Nigerians woke up on the morning of Tuesday, August 7 2018 to a rude shock. Our democracy was under attack. Masked men of the Department of State Services (DSS) had taken over the National Assembly, preventing staff and people with legitimate business to conduct in the premises, including accredited journalists, from accessing the grounds and buildings housing the legislative arm of government.
When the first images and visuals emerged on social media, it was bad. It was a sad affirmation of our slow but steady descent into a police state, since we made the retired General our president in 2015. It portrayed a country where the rule of law had been thrown into the garbage bin; this is all in a bid to satisfy one man’s quest for power, and his desperation to hold on to a seat he is clearly not prepared for, nor has the temperament to remain in.
The drama unfolded from about 7am to almost late lunchtime when the news of the sack of Lawal Daura as Director General of the DSS broke. There was news of the shameful retreat of the men that did his bidding and it was clear that another day of musical chairs had left the winners rejoicing and those that lost in shame and disgrace.
Without further ado, these are my top winners and losers, in no particular order.
The resistance put up by ordinary and not-so-ordinary Nigerians who immediately began different hastags on social media ensured that the attention of the world was drawn to what was happening in Abuja. There were also those who rushed to the scene of the mischief to prevent the DSS operatives from going beyond just blocking the entrance. The physical presence of lawmakers and members of civil society groups was timely. Who knows what would have happened if they had all stayed away, out of fear for their lives and safety?
Without going into the specifics of who started what and who didn’t; and who wanted to achieve what, Nigerian democracy triumphed in the end. The message for our leaders (and particularly those in the executive arm that have the power of command and control over the military) and other security agencies was clear – real power belongs to the people.

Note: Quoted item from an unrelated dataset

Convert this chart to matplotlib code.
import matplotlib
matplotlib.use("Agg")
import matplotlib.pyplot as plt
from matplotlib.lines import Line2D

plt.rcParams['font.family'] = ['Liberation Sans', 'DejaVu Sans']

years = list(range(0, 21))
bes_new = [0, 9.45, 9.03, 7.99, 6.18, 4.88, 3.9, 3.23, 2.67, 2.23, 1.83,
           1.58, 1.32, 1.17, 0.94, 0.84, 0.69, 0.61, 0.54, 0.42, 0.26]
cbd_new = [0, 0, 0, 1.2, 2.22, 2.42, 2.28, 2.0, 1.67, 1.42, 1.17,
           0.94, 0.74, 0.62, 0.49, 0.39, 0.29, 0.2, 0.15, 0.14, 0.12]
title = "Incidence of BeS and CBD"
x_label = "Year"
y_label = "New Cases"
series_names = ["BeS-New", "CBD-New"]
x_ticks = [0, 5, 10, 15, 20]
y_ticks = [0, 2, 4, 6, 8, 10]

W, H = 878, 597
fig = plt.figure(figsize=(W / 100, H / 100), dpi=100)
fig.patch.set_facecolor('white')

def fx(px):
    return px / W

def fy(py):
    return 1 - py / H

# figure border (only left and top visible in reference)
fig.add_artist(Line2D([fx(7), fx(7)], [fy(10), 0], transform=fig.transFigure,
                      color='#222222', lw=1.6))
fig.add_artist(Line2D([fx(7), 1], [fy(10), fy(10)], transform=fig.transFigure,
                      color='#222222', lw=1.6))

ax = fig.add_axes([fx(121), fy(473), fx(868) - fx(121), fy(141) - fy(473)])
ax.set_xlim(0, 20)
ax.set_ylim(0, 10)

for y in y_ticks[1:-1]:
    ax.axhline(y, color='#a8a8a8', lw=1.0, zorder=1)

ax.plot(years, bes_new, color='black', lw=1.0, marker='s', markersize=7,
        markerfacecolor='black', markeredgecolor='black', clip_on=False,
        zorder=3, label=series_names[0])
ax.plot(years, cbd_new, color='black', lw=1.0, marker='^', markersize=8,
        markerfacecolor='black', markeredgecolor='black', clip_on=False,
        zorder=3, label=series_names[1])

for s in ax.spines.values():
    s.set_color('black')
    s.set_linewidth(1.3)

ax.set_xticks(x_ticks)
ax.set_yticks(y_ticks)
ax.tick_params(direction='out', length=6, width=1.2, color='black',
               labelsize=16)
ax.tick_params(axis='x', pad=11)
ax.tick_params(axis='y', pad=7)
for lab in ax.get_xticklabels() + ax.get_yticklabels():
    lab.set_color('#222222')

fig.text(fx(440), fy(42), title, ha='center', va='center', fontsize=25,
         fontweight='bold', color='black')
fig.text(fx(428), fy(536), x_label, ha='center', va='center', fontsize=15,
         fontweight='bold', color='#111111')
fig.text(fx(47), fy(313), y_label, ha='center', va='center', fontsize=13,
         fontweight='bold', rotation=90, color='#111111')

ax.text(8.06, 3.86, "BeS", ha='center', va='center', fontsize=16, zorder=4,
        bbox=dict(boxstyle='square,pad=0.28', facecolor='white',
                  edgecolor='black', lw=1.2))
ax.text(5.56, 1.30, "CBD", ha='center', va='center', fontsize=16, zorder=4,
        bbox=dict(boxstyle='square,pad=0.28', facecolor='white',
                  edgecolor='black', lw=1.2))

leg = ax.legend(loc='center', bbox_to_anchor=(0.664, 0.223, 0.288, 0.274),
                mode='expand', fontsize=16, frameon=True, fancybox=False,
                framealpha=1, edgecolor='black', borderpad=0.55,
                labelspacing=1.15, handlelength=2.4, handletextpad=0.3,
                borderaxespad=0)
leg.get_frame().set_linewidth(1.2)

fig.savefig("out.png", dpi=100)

The ruling APC emerged this week as dictatorial and disdainful of the simple tenets of democratic principles and practices. They may deny it all they want, but Nigerians are not fooled. The attack on our institutions now seems unending. First they came for the judiciary, now the senate; who knows who or what institution is next?
The shambolic show of brute force and naked power has reminded Nigerians once again that our retired General can wear all the babariga in the world, but in his mind he is still a soldier comfortable only in a dictatorship where he is law giver, law enforcer and law interpreter.
Hon. Boma Goodhead
This fearless Amazon and sibling to Alhaji Asari Dokubo, representing Rivers state in the house of reps, was seen in a viral video calling out the president of the country, Muhammadu Buhari. She openly confronted and challenged the masked men that barricaded the gate to the hallowed chambers. At this point, it really doesn’t matter much to me whose interest she was there to protect; she did the right thing. She did a very brave thing and I’m sure she has captured the hearts of many who would be looking out for her, as the battle for Aso Rock intensifies.
Acting President Yemi Osinbajo
Again, I don’t know who was calling the shots or what script was being played, but I must commend him for putting his name on the pronouncement sacking a kinsman to the strong man of Daura. The acting President read the mood and acted like a democrat. His action surprised a lot of people and made Nigerians happy. People now wish that even more sacks are on the line.
Senate President, Bukola Saraki
Again, the Jack Bauer of Nigerian politics prevailed. This is not to praise or extol him in anyway, but the senator and former governor of Kwara state once more got one up over his opponents and detractors. One can only imagine the frustration in the camp of his detractors and the opposition. There is no doubt that the senate president is like the proverbial cat with nine lives. What we do not know is how long his luck would hold.
Department of State Services and Lawal Daura
The DSS came out of the botched attempt to overthrow the Senate leadership probably as the most hit by the scandal. Its credibility suffered a huge blow it would take a long time for the service and its operatives to recover. So devastating was the blow that the man at the helm of affairs was asked to go, for authorising the hostile takeover. Mostly unmentioned is the fact that our security apparatus was exposed and ridiculed to the world.
Daura’s disgraceful exit led to the appointment of Matthew Seiyefa as acting DG. Perhaps it is safe to say that Seiyefa is one of the biggest beneficiaries of 7/8. One man woke up unknown and ended the day as DG of the foremost security agency in the country. The other woke up as DG and ended the day either in detention, hiding – or is it house arrest? This clearly is a case of one man’s misfortune resulting in fortune for another.